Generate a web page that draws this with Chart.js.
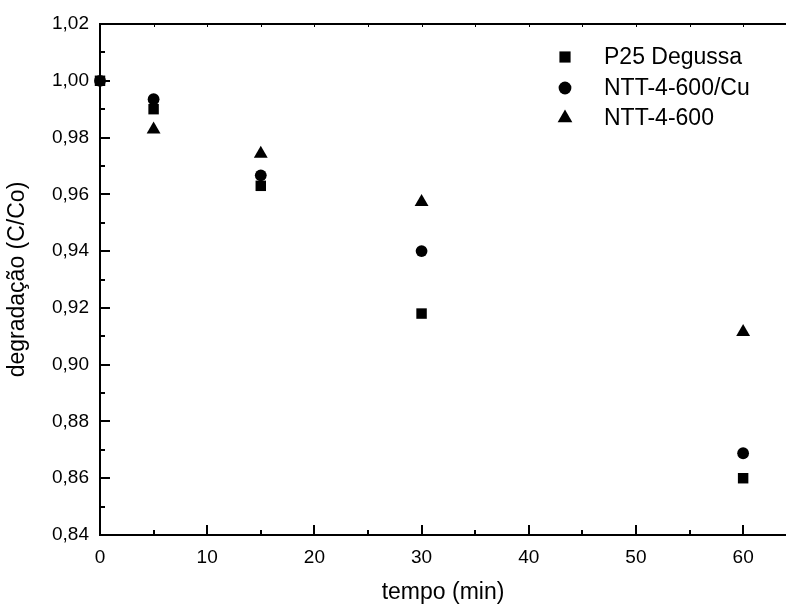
<!DOCTYPE html>
<html lang="pt">
<head>
  <meta charset="utf-8">
  <title>degradação (C/Co) x tempo</title>
  <script src="https://cdn.jsdelivr.net/npm/chart.js@4"></script>
  <style>
body {
  margin: 0;
  background: #fff;
  overflow: hidden;
}
#wrap {
  width: 786px;
  height: 606px;
}
canvas {
  display: block;
}
  </style>
</head>
<body>
  <div id="wrap">
    <canvas id="deg-chart" width="786" height="606"></canvas>
  </div>
  <script>
// values
const tempoP25 = [0, 5, 15, 30, 60];
const p25 = [1.000, 0.990, 0.963, 0.918, 0.860];

const tempoCu = [0, 5, 15, 30, 60];
const nttCu = [1.000, 0.9935, 0.9667, 0.940, 0.8688];

const tempoNtt = [5, 15, 30, 60];
const ntt = [0.9828, 0.9743, 0.9573, 0.9115];

const seriesNames = ['P25 Degussa', 'NTT-4-600/Cu', 'NTT-4-600'];
const xTicks = [0, 10, 20, 30, 40, 50, 60];

const FONT = "'Liberation Sans', Arial, sans-serif";

function pts(xs, ys) {
  return xs.map((x, i) => ({ x: x, y: ys[i] }));
}

// markers, same geometry as chart.js point styles
function marker(ctx, style, r, x, y) {
  ctx.beginPath();
  if (style === 'rect') {
    const s = r * Math.SQRT1_2;
    ctx.rect(x - s, y - s, 2 * s, 2 * s);
  } else if (style === 'circle') {
    ctx.arc(x, y, r, 0, Math.PI * 2);
  } else {
    ctx.moveTo(x, y - r);
    ctx.lineTo(x + r * Math.sin(Math.PI / 3), y + r / 2);
    ctx.lineTo(x - r * Math.sin(Math.PI / 3), y + r / 2);
    ctx.closePath();
  }
  ctx.fill();
}

// axis box with inward ticks, drawn from the scales
const axesPlugin = {
  id: 'axes',
  beforeDatasetsDraw(chart) {
    const { ctx, chartArea: a, scales: { x, y } } = chart;
    ctx.save();
    ctx.strokeStyle = '#000';
    ctx.lineWidth = 2;
    ctx.beginPath();
    ctx.moveTo(a.left, a.bottom);
    ctx.lineTo(a.right, a.bottom);
    ctx.moveTo(a.left, a.bottom + 1);
    ctx.lineTo(a.left, a.top - 1);
    ctx.moveTo(a.left, a.top);
    ctx.lineTo(a.right, a.top);
    ctx.stroke();

    ctx.beginPath();
    for (let v = x.min; v <= x.max; v += 5) {
      const px = Math.round(x.getPixelForValue(v));
      const len = v % 10 === 0 ? 10 : 5;
      ctx.moveTo(px, a.bottom);
      ctx.lineTo(px, a.bottom - len);
    }
    for (let k = 0; k <= 18; k++) {
      const v = 0.84 + k * 0.01;
      const py = Math.round(y.getPixelForValue(v));
      const len = k % 2 === 0 ? 10 : 5;
      ctx.moveTo(a.left, py);
      ctx.lineTo(a.left + len, py);
    }
    ctx.stroke();

    ctx.lineWidth = 1;
    ctx.beginPath();
    for (let v = x.min + 5; v <= x.max; v += 5) {
      const px = Math.round(x.getPixelForValue(v)) + 0.5;
      ctx.moveTo(px, a.top);
      ctx.lineTo(px, a.top + 3);
    }
    ctx.stroke();
    ctx.restore();
  }
};

// legend inside the plot, top right
const legendPlugin = {
  id: 'boxLegend',
  afterDatasetsDraw(chart) {
    const { ctx } = chart;
    ctx.save();
    ctx.fillStyle = '#000';
    ctx.font = '23px ' + FONT;
    ctx.textBaseline = 'middle';
    ctx.textAlign = 'left';
    const rows = [57, 88, 118];
    chart.data.datasets.forEach((ds, i) => {
      marker(ctx, ds.pointStyle, ds.pointRadius + 0.5, 565, rows[i]);
      ctx.fillText(ds.label, 604, rows[i] + 1);
    });
    ctx.restore();
  }
};

const data = {
  datasets: [
    {
      label: seriesNames[0],
      data: pts(tempoP25, p25),
      pointStyle: 'rect',
      pointRadius: 7.4,
      backgroundColor: '#000',
      borderWidth: 0,
      order: 1,
      clip: false
    },
    {
      label: seriesNames[1],
      data: pts(tempoCu, nttCu),
      pointStyle: 'circle',
      pointRadius: 5.9,
      backgroundColor: '#000',
      borderWidth: 0,
      order: 0,
      clip: false
    },
    {
      label: seriesNames[2],
      data: pts(tempoNtt, ntt),
      pointStyle: 'triangle',
      pointRadius: 8,
      backgroundColor: '#000',
      borderWidth: 0,
      order: 2,
      clip: false
    }
  ]
};

const config = {
  type: 'scatter',
  data: data,
  options: {
    responsive: false,
    animation: false,
    devicePixelRatio: 1,
    layout: {
      autoPadding: false,
      padding: { top: 24, left: 0, right: 0, bottom: 0 }
    },
    scales: {
      x: {
        type: 'linear',
        min: 0,
        max: 64,
        grid: { display: false, drawTicks: false },
        border: { display: false },
        afterFit: (s) => {
          s.height = 71;
          s.paddingRight = 0;
          s.paddingLeft = 0;
        },
        afterBuildTicks: (s) => { s.ticks = xTicks.map(v => ({ value: v })); },
        ticks: {
          color: '#000',
          font: { family: FONT, size: 19 },
          padding: 11,
          maxRotation: 0,
          autoSkip: false
        },
        title: {
          display: true,
          text: 'tempo (min)',
          color: '#000',
          font: { family: FONT, size: 23 },
          padding: { top: 0, bottom: 0 }
        }
      },
      y: {
        min: 0.84,
        max: 1.02,
        grid: { display: false, drawTicks: false },
        border: { display: false },
        afterFit: (s) => { s.width = 100; },
        ticks: {
          stepSize: 0.02,
          color: '#000',
          font: { family: FONT, size: 19 },
          padding: 11,
          callback: (v) => v.toFixed(2).replace('.', ',')
        },
        title: {
          display: true,
          text: 'degradação (C/Co)',
          color: '#000',
          font: { family: FONT, size: 23 },
          padding: { top: 4, bottom: 0 }
        }
      }
    },
    plugins: {
      legend: { display: false },
      tooltip: { enabled: false }
    }
  },
  plugins: [axesPlugin, legendPlugin]
};

const degChart = new Chart(document.getElementById('deg-chart'), config);
  </script>
</body>
</html>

* **INSTRUCTIONS FOR THE TASK**: Omit the pictures, then quote the rest of the material above exactly.

* **WRITTEN RESPONSE**:
Generate a web page that draws this with Chart.js.
<!DOCTYPE html>
<html lang="pt">
<head>
  <meta charset="utf-8">
  <title>degradação (C/Co) x tempo</title>
  <script src="https://cdn.jsdelivr.net/npm/chart.js@4"></script>
  <style>
body {
  margin: 0;
  background: #fff;
  overflow: hidden;
}
#wrap {
  width: 786px;
  height: 606px;
}
canvas {
  display: block;
}
  </style>
</head>
<body>
  <div id="wrap">
    <canvas id="deg-chart" width="786" height="606"></canvas>
  </div>
  <script>
// values
const tempoP25 = [0, 5, 15, 30, 60];
const p25 = [1.000, 0.990, 0.963, 0.918, 0.860];

const tempoCu = [0, 5, 15, 30, 60];
const nttCu = [1.000, 0.9935, 0.9667, 0.940, 0.8688];

const tempoNtt = [5, 15, 30, 60];
const ntt = [0.9828, 0.9743, 0.9573, 0.9115];

const seriesNames = ['P25 Degussa', 'NTT-4-600/Cu', 'NTT-4-600'];
const xTicks = [0, 10, 20, 30, 40, 50, 60];

const FONT = "'Liberation Sans', Arial, sans-serif";

function pts(xs, ys) {
  return xs.map((x, i) => ({ x: x, y: ys[i] }));
}

// markers, same geometry as chart.js point styles
function marker(ctx, style, r, x, y) {
  ctx.beginPath();
  if (style === 'rect') {
    const s = r * Math.SQRT1_2;
    ctx.rect(x - s, y - s, 2 * s, 2 * s);
  } else if (style === 'circle') {
    ctx.arc(x, y, r, 0, Math.PI * 2);
  } else {
    ctx.moveTo(x, y - r);
    ctx.lineTo(x + r * Math.sin(Math.PI / 3), y + r / 2);
    ctx.lineTo(x - r * Math.sin(Math.PI / 3), y + r / 2);
    ctx.closePath();
  }
  ctx.fill();
}

// axis box with inward ticks, drawn from the scales
const axesPlugin = {
  id: 'axes',
  beforeDatasetsDraw(chart) {
    const { ctx, chartArea: a, scales: { x, y } } = chart;
    ctx.save();
    ctx.strokeStyle = '#000';
    ctx.lineWidth = 2;
    ctx.beginPath();
    ctx.moveTo(a.left, a.bottom);
    ctx.lineTo(a.right, a.bottom);
    ctx.moveTo(a.left, a.bottom + 1);
    ctx.lineTo(a.left, a.top - 1);
    ctx.moveTo(a.left, a.top);
    ctx.lineTo(a.right, a.top);
    ctx.stroke();

    ctx.beginPath();
    for (let v = x.min; v <= x.max; v += 5) {
      const px = Math.round(x.getPixelForValue(v));
      const len = v % 10 === 0 ? 10 : 5;
      ctx.moveTo(px, a.bottom);
      ctx.lineTo(px, a.bottom - len);
    }
    for (let k = 0; k <= 18; k++) {
      const v = 0.84 + k * 0.01;
      const py = Math.round(y.getPixelForValue(v));
      const len = k % 2 === 0 ? 10 : 5;
      ctx.moveTo(a.left, py);
      ctx.lineTo(a.left + len, py);
    }
    ctx.stroke();

    ctx.lineWidth = 1;
    ctx.beginPath();
    for (let v = x.min + 5; v <= x.max; v += 5) {
      const px = Math.round(x.getPixelForValue(v)) + 0.5;
      ctx.moveTo(px, a.top);
      ctx.lineTo(px, a.top + 3);
    }
    ctx.stroke();
    ctx.restore();
  }
};

// legend inside the plot, top right
const legendPlugin = {
  id: 'boxLegend',
  afterDatasetsDraw(chart) {
    const { ctx } = chart;
    ctx.save();
    ctx.fillStyle = '#000';
    ctx.font = '23px ' + FONT;
    ctx.textBaseline = 'middle';
    ctx.textAlign = 'left';
    const rows = [57, 88, 118];
    chart.data.datasets.forEach((ds, i) => {
      marker(ctx, ds.pointStyle, ds.pointRadius + 0.5, 565, rows[i]);
      ctx.fillText(ds.label, 604, rows[i] + 1);
    });
    ctx.restore();
  }
};

const data = {
  datasets: [
    {
      label: seriesNames[0],
      data: pts(tempoP25, p25),
      pointStyle: 'rect',
      pointRadius: 7.4,
      backgroundColor: '#000',
      borderWidth: 0,
      order: 1,
      clip: false
    },
    {
      label: seriesNames[1],
      data: pts(tempoCu, nttCu),
      pointStyle: 'circle',
      pointRadius: 5.9,
      backgroundColor: '#000',
      borderWidth: 0,
      order: 0,
      clip: false
    },
    {
      label: seriesNames[2],
      data: pts(tempoNtt, ntt),
      pointStyle: 'triangle',
      pointRadius: 8,
      backgroundColor: '#000',
      borderWidth: 0,
      order: 2,
      clip: false
    }
  ]
};

const config = {
  type: 'scatter',
  data: data,
  options: {
    responsive: false,
    animation: false,
    devicePixelRatio: 1,
    layout: {
      autoPadding: false,
      padding: { top: 24, left: 0, right: 0, bottom: 0 }
    },
    scales: {
      x: {
        type: 'linear',
        min: 0,
        max: 64,
        grid: { display: false, drawTicks: false },
        border: { display: false },
        afterFit: (s) => {
          s.height = 71;
          s.paddingRight = 0;
          s.paddingLeft = 0;
        },
        afterBuildTicks: (s) => { s.ticks = xTicks.map(v => ({ value: v })); },
        ticks: {
          color: '#000',
          font: { family: FONT, size: 19 },
          padding: 11,
          maxRotation: 0,
          autoSkip: false
        },
        title: {
          display: true,
          text: 'tempo (min)',
          color: '#000',
          font: { family: FONT, size: 23 },
          padding: { top: 0, bottom: 0 }
        }
      },
      y: {
        min: 0.84,
        max: 1.02,
        grid: { display: false, drawTicks: false },
        border: { display: false },
        afterFit: (s) => { s.width = 100; },
        ticks: {
          stepSize: 0.02,
          color: '#000',
          font: { family: FONT, size: 19 },
          padding: 11,
          callback: (v) => v.toFixed(2).replace('.', ',')
        },
        title: {
          display: true,
          text: 'degradação (C/Co)',
          color: '#000',
          font: { family: FONT, size: 23 },
          padding: { top: 4, bottom: 0 }
        }
      }
    },
    plugins: {
      legend: { display: false },
      tooltip: { enabled: false }
    }
  },
  plugins: [axesPlugin, legendPlugin]
};

const degChart = new Chart(document.getElementById('deg-chart'), config);
  </script>
</body>
</html>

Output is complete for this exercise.